◆ **PROBLEM TO SOLVE**
Work out the number of lines with the word "would" in the material below, then reply with that number only.

-- begin MATERIALS PROVIDED --

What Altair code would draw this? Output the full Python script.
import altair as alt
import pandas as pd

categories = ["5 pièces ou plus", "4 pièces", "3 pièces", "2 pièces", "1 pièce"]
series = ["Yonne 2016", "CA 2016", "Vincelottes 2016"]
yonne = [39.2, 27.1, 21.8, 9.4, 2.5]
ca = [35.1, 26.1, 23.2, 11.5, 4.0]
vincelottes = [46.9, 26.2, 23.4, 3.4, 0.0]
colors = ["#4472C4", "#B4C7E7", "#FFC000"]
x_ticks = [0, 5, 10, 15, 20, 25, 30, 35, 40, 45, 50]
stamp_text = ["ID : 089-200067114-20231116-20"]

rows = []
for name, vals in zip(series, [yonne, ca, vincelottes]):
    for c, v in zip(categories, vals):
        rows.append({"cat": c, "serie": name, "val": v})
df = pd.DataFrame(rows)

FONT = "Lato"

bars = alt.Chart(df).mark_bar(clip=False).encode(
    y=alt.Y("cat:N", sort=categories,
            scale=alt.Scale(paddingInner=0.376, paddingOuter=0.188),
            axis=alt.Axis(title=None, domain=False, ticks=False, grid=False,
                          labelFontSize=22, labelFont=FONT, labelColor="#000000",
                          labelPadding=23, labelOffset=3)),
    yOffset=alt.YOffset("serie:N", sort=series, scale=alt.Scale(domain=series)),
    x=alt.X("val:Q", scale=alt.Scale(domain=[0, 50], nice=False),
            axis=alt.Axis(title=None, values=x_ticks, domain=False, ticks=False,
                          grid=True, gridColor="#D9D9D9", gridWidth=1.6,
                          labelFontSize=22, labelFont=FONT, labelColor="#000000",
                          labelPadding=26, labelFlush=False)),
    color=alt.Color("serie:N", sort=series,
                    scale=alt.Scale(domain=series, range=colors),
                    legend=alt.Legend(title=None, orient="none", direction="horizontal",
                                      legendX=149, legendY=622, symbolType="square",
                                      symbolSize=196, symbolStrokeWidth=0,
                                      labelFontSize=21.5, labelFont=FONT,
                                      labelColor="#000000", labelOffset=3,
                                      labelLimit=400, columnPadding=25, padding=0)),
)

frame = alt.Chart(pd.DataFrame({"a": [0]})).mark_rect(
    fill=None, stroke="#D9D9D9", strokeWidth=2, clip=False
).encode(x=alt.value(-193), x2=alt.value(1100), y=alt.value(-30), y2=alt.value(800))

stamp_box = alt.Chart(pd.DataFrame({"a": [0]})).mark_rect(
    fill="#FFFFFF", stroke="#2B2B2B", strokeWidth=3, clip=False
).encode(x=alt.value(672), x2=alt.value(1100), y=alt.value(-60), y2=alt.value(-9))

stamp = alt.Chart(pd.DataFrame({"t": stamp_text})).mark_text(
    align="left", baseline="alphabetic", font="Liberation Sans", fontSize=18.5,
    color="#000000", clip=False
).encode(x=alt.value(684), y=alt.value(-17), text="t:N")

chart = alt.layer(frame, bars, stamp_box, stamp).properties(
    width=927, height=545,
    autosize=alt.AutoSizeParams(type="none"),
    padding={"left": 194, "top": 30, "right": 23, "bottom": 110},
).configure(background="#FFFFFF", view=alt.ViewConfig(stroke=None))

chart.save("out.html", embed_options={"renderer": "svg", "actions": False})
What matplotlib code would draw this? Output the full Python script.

-- end MATERIALS PROVIDED --

◆ **RESULT OF THIS TASK**
2